Collected material ::
----

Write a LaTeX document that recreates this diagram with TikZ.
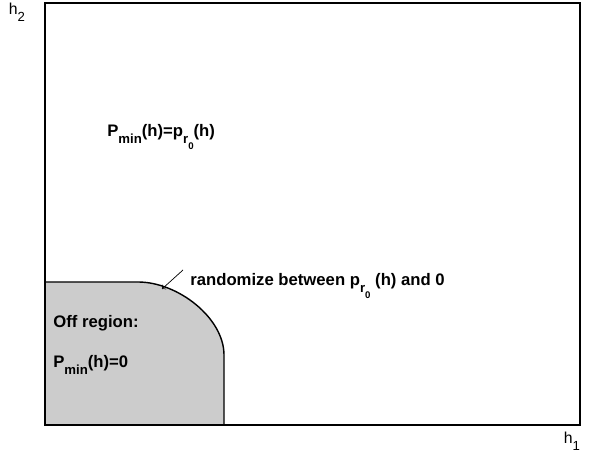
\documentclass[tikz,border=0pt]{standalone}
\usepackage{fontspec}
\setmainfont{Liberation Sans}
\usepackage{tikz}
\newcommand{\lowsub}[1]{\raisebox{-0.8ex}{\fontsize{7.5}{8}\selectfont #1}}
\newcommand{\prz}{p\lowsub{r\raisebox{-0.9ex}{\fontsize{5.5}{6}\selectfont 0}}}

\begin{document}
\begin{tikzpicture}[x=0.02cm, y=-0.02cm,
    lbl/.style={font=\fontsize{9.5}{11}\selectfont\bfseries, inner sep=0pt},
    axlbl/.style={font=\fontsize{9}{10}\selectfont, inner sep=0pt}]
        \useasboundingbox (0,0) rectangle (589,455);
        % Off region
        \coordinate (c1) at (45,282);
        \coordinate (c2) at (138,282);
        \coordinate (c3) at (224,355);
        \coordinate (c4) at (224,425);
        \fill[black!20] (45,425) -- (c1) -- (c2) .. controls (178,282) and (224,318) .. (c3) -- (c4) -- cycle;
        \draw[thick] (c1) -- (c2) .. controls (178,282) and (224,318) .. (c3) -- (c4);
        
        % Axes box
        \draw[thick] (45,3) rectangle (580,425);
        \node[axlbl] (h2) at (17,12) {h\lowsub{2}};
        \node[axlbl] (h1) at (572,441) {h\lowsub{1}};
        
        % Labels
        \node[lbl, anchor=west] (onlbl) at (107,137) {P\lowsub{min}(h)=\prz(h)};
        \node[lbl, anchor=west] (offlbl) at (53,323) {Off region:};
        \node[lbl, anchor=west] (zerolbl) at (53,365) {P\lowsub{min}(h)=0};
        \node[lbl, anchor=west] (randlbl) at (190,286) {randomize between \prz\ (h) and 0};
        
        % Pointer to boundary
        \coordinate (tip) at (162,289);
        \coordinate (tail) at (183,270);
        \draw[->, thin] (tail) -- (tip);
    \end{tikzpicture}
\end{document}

----

Short problem :: Print the data above verbatim from the first line through the line holding "(224,318) .. (c3) -- (c4);", leaving every picture out.

Task response ::
Write a LaTeX document that recreates this diagram with TikZ.
\documentclass[tikz,border=0pt]{standalone}
\usepackage{fontspec}
\setmainfont{Liberation Sans}
\usepackage{tikz}
\newcommand{\lowsub}[1]{\raisebox{-0.8ex}{\fontsize{7.5}{8}\selectfont #1}}
\newcommand{\prz}{p\lowsub{r\raisebox{-0.9ex}{\fontsize{5.5}{6}\selectfont 0}}}

\begin{document}
\begin{tikzpicture}[x=0.02cm, y=-0.02cm,
    lbl/.style={font=\fontsize{9.5}{11}\selectfont\bfseries, inner sep=0pt},
    axlbl/.style={font=\fontsize{9}{10}\selectfont, inner sep=0pt}]
        \useasboundingbox (0,0) rectangle (589,455);
        % Off region
        \coordinate (c1) at (45,282);
        \coordinate (c2) at (138,282);
        \coordinate (c3) at (224,355);
        \coordinate (c4) at (224,425);
        \fill[black!20] (45,425) -- (c1) -- (c2) .. controls (178,282) and (224,318) .. (c3) -- (c4) -- cycle;
        \draw[thick] (c1) -- (c2) .. controls (178,282) and (224,318) .. (c3) -- (c4);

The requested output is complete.